The agencies controlled around $1 million annually in the mid-2000s, running annual fiscal surpluses. By the time McDaniel was appointed as an executive, the agencies were running a $100,600-a-year deficit. It's unclear if either organization is still active: Their phone lines have been disconnected, and both failed to file financial disclosure forms for the 2011 fiscal year.
Boyer, who was a board member of both organizations with McDaniel, refused to answer questions about the viability or current purpose of PREP or HADV when reached by phone. He referred all inquiries about the organizations and McDaniel to Staten before abruptly hanging up.
Staten did not respond to requests for comment.
Sharif Street did not immediately respond to a phone call at his office. Former Mayor John Street, said, via e-mail, simply, "I do not remember John McDaniel."age
The elder Street's managing director, Phil Goldsmith, had slightly clearer recollections of the man and the office that would fund his career at HADV/PREP. Goldsmith became aware of political activity McDaniel was conducting in violation of the city charter while employed by MOCS, which fell under his purview as managing director. McDaniel apparently worked as a supervisor for an anti-graffiti program.

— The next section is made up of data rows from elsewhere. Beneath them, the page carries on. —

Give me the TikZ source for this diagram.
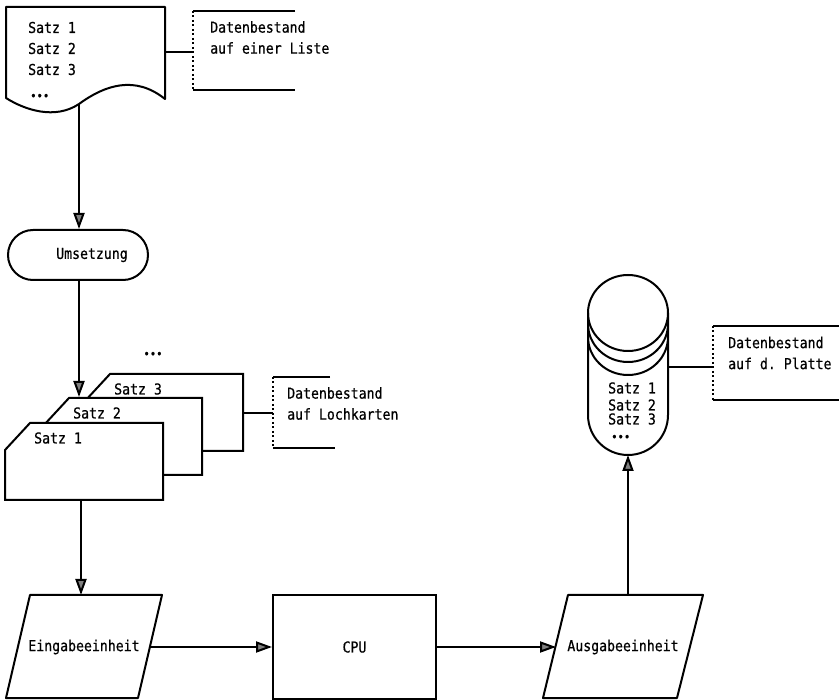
\documentclass[tikz,border=0pt]{standalone}
\usepackage{fontspec}
\setmonofont{DejaVu Sans Mono}[FakeStretch=0.88, FakeBold=0.6]
\usetikzlibrary{arrows.meta, shapes.geometric, shapes.misc, positioning}

\begin{document}
\begin{tikzpicture}[
    x=1pt, y=1pt,
    every node/.style={font=\ttfamily\fontsize{15}{21}\selectfont, inner sep=2pt},
    flow/.style={line width=2pt, line join=round},
    unit/.style={draw, line width=2pt, minimum height=103, inner sep=0pt},
    terminal/.style={draw, rounded rectangle, line width=2pt, minimum width=144, minimum height=50},
    card/.style={draw, fill=white, line width=2pt, line join=miter},
    note/.style={align=left, anchor=west},
    klammer/.style={line width=1.3pt, dash pattern=on 2pt off 2.5pt},
    arrow/.style={flow, -{Triangle[length=16pt, width=11pt, fill=gray]}}]

    \useasboundingbox (0,0) rectangle (839,-700);

    % Datenbestand auf einer Liste (oben links)
    \draw[flow] (6,-7) -- (165,-7) -- (165,-99)
        .. controls (135,-75) and (105,-85) .. (79,-104)
        .. controls (55,-120) and (25,-110) .. (6,-98) -- cycle;
    \node[note] (listesaetze) at (26,-48.5) {Satz 1\\Satz 2\\Satz 3};
    \node[note] (listerest) at (28,-97) {\fontsize{12}{12}\selectfont •••};
    \coordinate (listeunten) at (79,-104);
    \coordinate (listerechts) at (165,-52);
    \coordinate (listenotiz) at (193,-52);
    \draw[flow] (295,-11) -- (193,-11);
    \draw[klammer] (193,-11) -- (193,-90);
    \draw[flow] (193,-90) -- (295,-90);
    \draw[flow] (listerechts) -- (listenotiz);
    \node[note] (listetext) at (208,-37.5) {Datenbestand\\auf einer Liste};

    % Umsetzung
    \node[terminal] (umsetzung) at (78,-255) {\hspace*{28pt}Umsetzung};
    \draw[arrow] (listeunten) -- (listeunten |- umsetzung.north);

    % Lochkarten
    \foreach \nr/\dx/\dy in {3/80/49, 2/39/25, 1/0/0} {
        \draw[card, shift={(\dx,\dy)}] (5,-450) -- (30,-423) -- (163,-423) -- (163,-500) -- (5,-500) -- cycle;
        \node[note, shift={(\dx,\dy)}] (satz\nr) at (32,-438) {Satz \nr};
    }
    \node (kartenrest) at (153,-355) {\fontsize{12}{12}\selectfont •••};
    \coordinate (kartenoben) at (79,-397);
    \coordinate (kartenunten) at (81,-500);
    \coordinate (kartenrechts) at (243,-413);
    \coordinate (kartennotiz) at (273,-413);
    \draw[arrow] (umsetzung.south -| kartenoben) -- (kartenoben);
    \draw[flow] (330,-377) -- (273,-377);
    \draw[klammer] (273,-377) -- (273,-448);
    \draw[flow] (273,-448) -- (335,-448);
    \draw[flow] (kartenrechts) -- (kartennotiz);
    \node[note] (kartentext) at (285,-403.5) {Datenbestand\\auf Lochkarten};

    % Eingabe - CPU - Ausgabe
    \draw[flow] (30,-595) -- (162,-595) -- (138,-698) -- (6,-698) -- cycle;
    \node (eingabe) at (84,-647) {Eingabeeinheit};
    \coordinate (eingabeoben) at (81,-595);
    \coordinate (eingaberechts) at (150,-647);
    \node[unit, minimum width=163] (cpu) at (354.5,-647) {CPU};
    \draw[flow] (568,-595) -- (703,-595) -- (677,-698) -- (543,-698) -- cycle;
    \node (ausgabe) at (623,-647) {Ausgabeeinheit};
    \coordinate (ausgabelinks) at (556,-647);
    \coordinate (ausgabeoben) at (628,-595);
    \draw[arrow] (kartenunten) -- (eingabeoben);
    \draw[arrow] (eingaberechts) -- (cpu.west);
    \draw[arrow] (cpu.east) -- (ausgabelinks);

    % Datenbestand auf der Platte
    \draw[flow, fill=white] (588,-313) -- (588,-415) arc[start angle=180, end angle=360, radius=40] -- (668,-313);
    \draw[flow] (628,-313) ellipse [x radius=40, y radius=38];
    \draw[flow] (588,-324) arc[start angle=180, end angle=360, x radius=40, y radius=38];
    \draw[flow] (588,-337) arc[start angle=180, end angle=360, x radius=40, y radius=38];
    \foreach \nr/\y in {1/388, 2/405, 3/419}
        \node[note] (plattesatz\nr) at (606,-\y) {Satz \nr};
    \node[note] (platterest) at (609,-438) {\fontsize{12}{12}\selectfont •••};
    \coordinate (platteunten) at (628,-455);
    \coordinate (platterechts) at (668,-367);
    \coordinate (plattenotiz) at (713,-367);
    \draw[arrow] (ausgabeoben) -- (platteunten);
    \draw[flow] (839,-326) -- (713,-326);
    \draw[klammer] (713,-326) -- (713,-400);
    \draw[flow] (713,-400) -- (839,-400);
    \draw[flow] (platterechts) -- (plattenotiz);
    \node[note] (plattetext) at (726,-353) {Datenbestand\\auf d. Platte};
\end{tikzpicture}
\end{document}
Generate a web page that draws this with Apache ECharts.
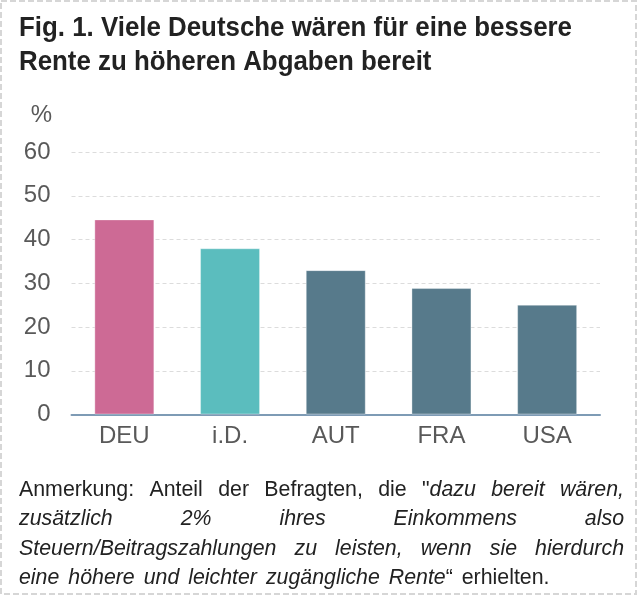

"The only time I ever had any contact with John was when I fired him," he said, "My memory's a little blurry after that, but I do remember that he got picked up pretty quickly by [Laborers Local 322], which is a powerful union. Sam Staten is the head of it, and he's a power broker."
Goldsmith also characterized the MOCS organization as a hotbed of politically-connected appointees.
"[MOCS] was an exempt department, which basically means the employees didn't have to take the civil service exams. So, a lot of it was good old fashioned patronage," he said.
MOCS was recently reorganized by Nutter as the Mayor's Office of Community Empowerment and Opportunity, to be headed by Eva Gladstein, a veteran of the Planning Commission, retaining all 63 previous employees.
As of today, PREP is still listed as a "Current Project" of the Office of Community Empowerment, on its website.